Leicester City Council (24 022 906)
Category : Environment and regulation > Other
Decision : Closed after initial enquiries
Decision date : 15 Jun 2025
The Ombudsman's final decision:
Summary: We will not investigate Mr X’s complaint about the Council deciding after many months not to do works to protect damaged grass verges on his road. There is not enough evidence of fault in the Council’s decision-making to warrant an investigation. There is insufficient significant personal injustice to Mr X from the matters complained of to justify us investigating. We also cannot achieve the outcome he seeks and investigation would not achieve a different outcome. We do not investigate council complaint-handling and communications where we are not investigating the core issues giving rise to the complaint.
The complaint
- Mr X lives on a street with grass verges next to the road, including one in front of his house. Mr X complains the Council has promised him for two years that it would fix the issue of drivers parking vehicles on the verges and damaging them but has not, and has now advised him other residents do not want the issue resolved.
- Mr X says vehicles drag slippery mud on to pavements which gets spread on to his property. He says some cars block pedestrian access. Mr X says he is disgusted at the state of the verges, the matter has caused him stress and anxiety, he has spent time pursuing the matter with the Council for two years and feels he does not want to live there anymore. Mr X wants the Council to install rails to protect the verges or to tarmac them.
The Ombudsman’s role and powers
- We investigate complaints of injustice caused by ‘maladministration’ and ‘service failure’. I have used the word fault to refer to these. We consider whether there was fault in the way an organisation made its decision. If there was no fault in how the organisation made its decision, we cannot question the outcome. (Local Government Act 1974, section 34(3), as amended)
- We must also consider whether any fault has had an adverse impact on the person making the complaint, which we call ‘injustice’. We provide a free service but must use public money carefully. We do not start or continue an investigation if we decide:
- there is not enough evidence of fault to justify investigating; or
- any fault has not caused injustice to the person who complained; or
- any injustice is not significant enough to justify our involvement; or
- we cannot achieve the outcome someone wants; or
- further investigation would not lead to a different outcome.
(Local Government Act 1974, section 24A(6), as amended, section 34(B))
How I considered this complaint
- I considered information from Mr X, relevant online maps and images, and the Ombudsman’s Assessment Code.
My assessment
- We are not an appeal body. This means we do not take a second look at a decision to decide if it was wrong. Instead, we look at the processes an organisation has followed to make its decision. If we consider it followed those processes correctly, we cannot question whether the decision was right or wrong, even if someone disagrees with it.
- Mr X contacted the Council and elected Councillors about the damaged verges and the cars parking on them. Officers and the Councillors gathered information and considered the matter for many months before the Councillors proposed canvasing residents on whether the verges should be protected. The majority of residents did not want that work done.

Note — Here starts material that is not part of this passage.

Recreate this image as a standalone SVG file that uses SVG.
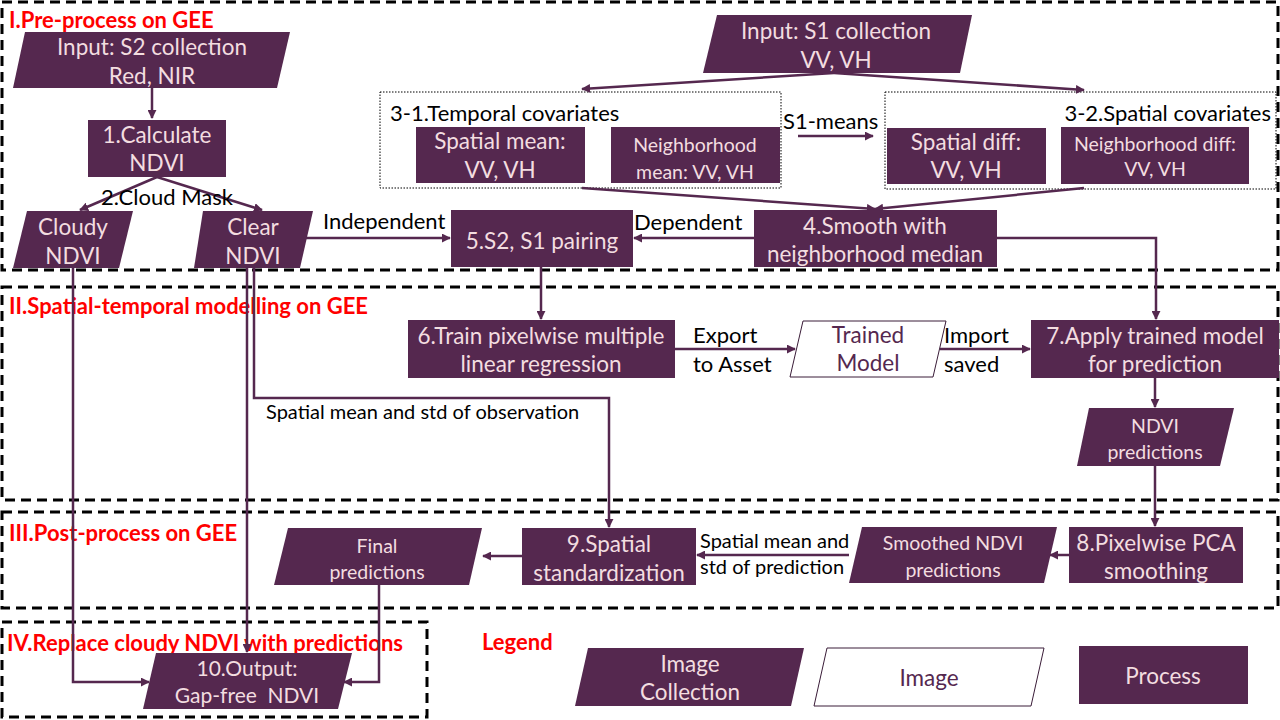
<svg xmlns="http://www.w3.org/2000/svg" width="1280" height="720" viewBox="0 0 1280 720">
<defs>
<style>
.n{fill:#55284F}
.w{fill:#fff;stroke:#3A1C38;stroke-width:1}
.t{font-family:Lato,"Liberation Sans",sans-serif;fill:#F3DDE0;text-anchor:middle;dominant-baseline:central;font-size:22.5px}
.ts{font-size:19.5px}
.tp{fill:#55284F}
.l{font-family:Lato,"Liberation Sans",sans-serif;fill:#000;dominant-baseline:central;font-size:22px}
.sm{font-size:20px}
.sec{font-family:Lato,"Liberation Sans",sans-serif;fill:#FF0000;font-weight:bold;font-size:22px;dominant-baseline:central}
.sb{fill:none;stroke:#000;stroke-width:3;stroke-dasharray:10 6}
.db{fill:none;stroke:#000;stroke-width:1;stroke-dasharray:1.5 1.5}
.c{fill:none;stroke:#55284F;stroke-width:2.5}
</style>
<marker id="a" viewBox="0 0 10 10" refX="9" refY="5" markerWidth="9" markerHeight="9" markerUnits="userSpaceOnUse" orient="auto">
<path d="M0,0 L10,5 L0,10 z" fill="#55284F"/>
</marker>
</defs>
<rect width="1280" height="720" fill="#fff"/>

<g id="sections">
<rect class="sb" x="2" y="2" width="1276" height="268"/>
<rect class="sb" x="2" y="287" width="1276" height="213"/>
<rect class="sb" x="2" y="512" width="1276" height="96"/>
<rect class="sb" x="2" y="622" width="425" height="95"/>
<text class="sec" x="9" y="19">I.Pre-process on GEE</text>
<text class="sec" x="9" y="305">II.Spatial-temporal modelling on GEE</text>
<text class="sec" x="9" y="532">III.Post-process on GEE</text>
<text class="sec" x="7" y="642">IV.Replace cloudy NDVI with predictions</text>
<text class="sec" x="482" y="641">Legend</text>
</g>

<g id="covariate-groups">
<rect class="db" x="380" y="92" width="401" height="96"/>
<rect class="db" x="885" y="92" width="391" height="97"/>
<text class="l" x="390" y="112">3-1.Temporal covariates</text>
<text class="l" x="1271" y="112" text-anchor="end">3-2.Spatial covariates</text>
</g>

<g id="connectors">
<path class="c" d="M152,88 V118" marker-end="url(#a)"/>
<path class="c" d="M157,177 L80,210" marker-end="url(#a)"/>
<path class="c" d="M157,177 L262,210" marker-end="url(#a)"/>
<path class="c" d="M306,238 H450" marker-end="url(#a)"/>
<path class="c" d="M834,73 L582,89" marker-end="url(#a)"/>
<path class="c" d="M834,73 L1084,90" marker-end="url(#a)"/>
<path class="c" d="M798,136 H873" marker-end="url(#a)"/>
<path class="c" d="M582,188 L875,209" marker-end="url(#a)"/>
<path class="c" d="M1084,188 L875,209" marker-end="url(#a)"/>
<path class="c" d="M754,238 H634" marker-end="url(#a)"/>
<path class="c" d="M997,238 H1156 V319" marker-end="url(#a)"/>
<path class="c" d="M541,267 V319" marker-end="url(#a)"/>
<path class="c" d="M675,349 H795" marker-end="url(#a)"/>
<path class="c" d="M940,349 H1030" marker-end="url(#a)"/>
<path class="c" d="M1155,378 V407" marker-end="url(#a)"/>
<path class="c" d="M1155,466 V526" marker-end="url(#a)"/>
<path class="c" d="M1069,555 H1050" marker-end="url(#a)"/>
<path class="c" d="M849,555 H697" marker-end="url(#a)"/>
<path class="c" d="M522,556 H483" marker-end="url(#a)"/>
<path class="c" d="M254,268 V398 H609 V527" marker-end="url(#a)"/>
<path class="c" d="M247,268 V652" marker-end="url(#a)"/>
<path class="c" d="M73,268 V682 H149" marker-end="url(#a)"/>
<path class="c" d="M379,585 V682 H344" marker-end="url(#a)"/>
<text class="l" x="167" y="196" text-anchor="middle">2.Cloud Mask</text>
<text class="l" x="323" y="220">Independent</text>
<text class="l" x="634" y="221">Dependent</text>
<text class="l" x="783" y="120">S1-means</text>
<text class="l" x="693" y="334">Export</text>
<text class="l" x="693" y="363">to Asset</text>
<text class="l" x="944" y="334">Import</text>
<text class="l" x="944" y="363">saved</text>
<text class="l sm" x="266" y="411">Spatial mean and std of observation</text>
<text class="l sm" x="700" y="540">Spatial mean and</text>
<text class="l sm" x="700" y="566">std of prediction</text>
</g>

<g id="n-s2">
<polygon class="n" points="25,32 290,32 277,88 13,88"/>
<text class="t" x="152" y="46">Input: S2 collection</text>
<text class="t" x="152" y="75">Red, NIR</text>
</g>
<g id="n1">
<rect class="n" x="88" y="120" width="138" height="57"/>
<text class="t" x="157" y="134">1.Calculate</text>
<text class="t" x="157" y="162">NDVI</text>
</g>
<g id="n-cloudy">
<polygon class="n" points="27,211 133,211 119,268 13,268"/>
<text class="t" x="73" y="226">Cloudy</text>
<text class="t" x="73" y="255">NDVI</text>
</g>
<g id="n-clear">
<polygon class="n" points="203,211 313,211 300,268 194,268"/>
<text class="t" x="253" y="226">Clear</text>
<text class="t" x="253" y="255">NDVI</text>
</g>
<g id="n-s1">
<polygon class="n" points="717,15 972,15 960,73 703,73"/>
<text class="t" x="836" y="30">Input: S1 collection</text>
<text class="t" x="836" y="59">VV, VH</text>
</g>
<g id="n-spatial-mean">
<rect class="n" x="416" y="127" width="169" height="56"/>
<text class="t" x="500" y="140">Spatial mean:</text>
<text class="t" x="500" y="169">VV, VH</text>
</g>
<g id="n-neigh-mean">
<rect class="n" x="611" y="127" width="169" height="56"/>
<text class="t ts" x="695" y="144">Neighborhood</text>
<text class="t ts" x="695" y="171">mean: VV, VH</text>
</g>
<g id="n-spatial-diff">
<rect class="n" x="887" y="128" width="159" height="56"/>
<text class="t" x="966" y="141">Spatial diff:</text>
<text class="t" x="966" y="169">VV, VH</text>
</g>
<g id="n-neigh-diff">
<rect class="n" x="1061" y="127" width="188" height="57"/>
<text class="t ts" x="1155" y="143">Neighborhood diff:</text>
<text class="t ts" x="1155" y="168">VV, VH</text>
</g>
<g id="n4">
<rect class="n" x="754" y="210" width="243" height="57"/>
<text class="t" x="875" y="225">4.Smooth with</text>
<text class="t" x="875" y="253">neighborhood median</text>
</g>
<g id="n5">
<rect class="n" x="451" y="210" width="182" height="57"/>
<text class="t" x="542" y="240">5.S2, S1 pairing</text>
</g>
<g id="n6">
<rect class="n" x="408" y="320" width="267" height="58"/>
<text class="t" x="541" y="335">6.Train pixelwise multiple</text>
<text class="t" x="541" y="363">linear regression</text>
</g>
<g id="n-trained">
<polygon class="w" points="803,321 946,321 933,377 790,377"/>
<text class="t tp" x="868" y="334">Trained</text>
<text class="t tp" x="868" y="362">Model</text>
</g>
<g id="n7">
<rect class="n" x="1031" y="320" width="248" height="58"/>
<text class="t" x="1155" y="335">7.Apply trained model</text>
<text class="t" x="1155" y="363">for prediction</text>
</g>
<g id="n-ndvi-pred">
<polygon class="n" points="1089,408 1234,408 1220,466 1077,466"/>
<text class="t ts" x="1155" y="425">NDVI</text>
<text class="t ts" x="1155" y="451">predictions</text>
</g>
<g id="n8">
<rect class="n" x="1069" y="527" width="174" height="56"/>
<text class="t" x="1156" y="542">8.Pixelwise PCA</text>
<text class="t" x="1156" y="570">smoothing</text>
</g>
<g id="n-smoothed">
<polygon class="n" points="862,527 1057,527 1044,583 849,583"/>
<text class="t ts" x="953" y="542">Smoothed NDVI</text>
<text class="t ts" x="953" y="569">predictions</text>
</g>
<g id="n9">
<rect class="n" x="522" y="528" width="174" height="57"/>
<text class="t" x="609" y="543">9.Spatial</text>
<text class="t" x="609" y="572">standardization</text>
</g>
<g id="n-final">
<polygon class="n" points="288,528 482,528 469,585 274,585"/>
<text class="t ts" x="377" y="545">Final</text>
<text class="t ts" x="377" y="571">predictions</text>
</g>
<g id="n10">
<polygon class="n" points="156,653 352,653 338,709 143,709"/>
<text class="t" x="247" y="667" style="font-size:21px">10.Output:</text>
<text class="t" x="247" y="694" style="font-size:21px" xml:space="preserve">Gap-free  NDVI</text>
</g>

<g id="legend-collection">
<polygon class="n" points="588,648 804,648 791,706 575,706"/>
<text class="t" x="690" y="663">Image</text>
<text class="t" x="690" y="691">Collection</text>
</g>
<g id="legend-image">
<polygon class="w" points="827,648 1044,648 1031,706 814,706"/>
<text class="t tp" x="929" y="677">Image</text>
</g>
<g id="legend-process">
<rect class="n" x="1079" y="646" width="169" height="58"/>
<text class="t" x="1163" y="675">Process</text>
</g>
</svg>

- The decision not to do work to the verges took a long time, but officers took account of relevant information from all interested parties when making their decision. There is not enough evidence of fault in the Council’s decision to warrant investigation. We recognise Mr X disagrees with it. But it is not fault for a council to properly make a decision with which someone disagrees.
- Even if there had been fault in the Council’s core decision about works to the verge, we would not investigate. Mr X bought his house when neighbours and other drivers had already been using verges to park, including the one at the front of his property, for many years. It was Mr X’s decision to buy his property which brought the issues he complains about into his everyday experience. We understand Mr X is annoyed when verge mud gets on to his driveway, and that he does not like the sight of the verges. But verge damage was there when he bought the property, and the impact of the mud and the sight of the verges does not amount to such a significant personal injustice to him to warrant an investigation.
- The outcome Mr X wants is for the Council to protect the grass verges or remove them. We cannot order councils to use their budgets on specific works. That we cannot achieve the outcome Mr X wants is a further reason why we will not investigate. In any event, we note the Council has offered to put protective works to the verge outside Mr X’s property on its list for the next financial year. There is no different outcome an investigation by us would achieve here than this offer by the Council. If Mr X requests this work, it will remain a decision for officers to make to determine how they prioritise this and all other works on their list.
- The Council’s complaint-handling and contacts with Mr X involved delayed responses and required him to chase some of those replies. But we do not investigate complaint handling or communications in isolation where we are not investigating core issues giving rise to the complaint. It is not a good use of our resources to do so. That limitation applies here so we will not investigate this part of the complaint.
Final decision
- We will not investigate Mr X’s complaint because:
- there is not enough evidence of fault in the Council’s decision-making to warrant an investigation; and
- there is insufficient significant personal injustice to justify us investigating; and
- we cannot achieve the outcome Mr X seeks; and
- an investigation would not achieve a different outcome; and
- we do not investigate councils’ complaint-handling and communications where we are not investigating the core issues giving rise to the complaint.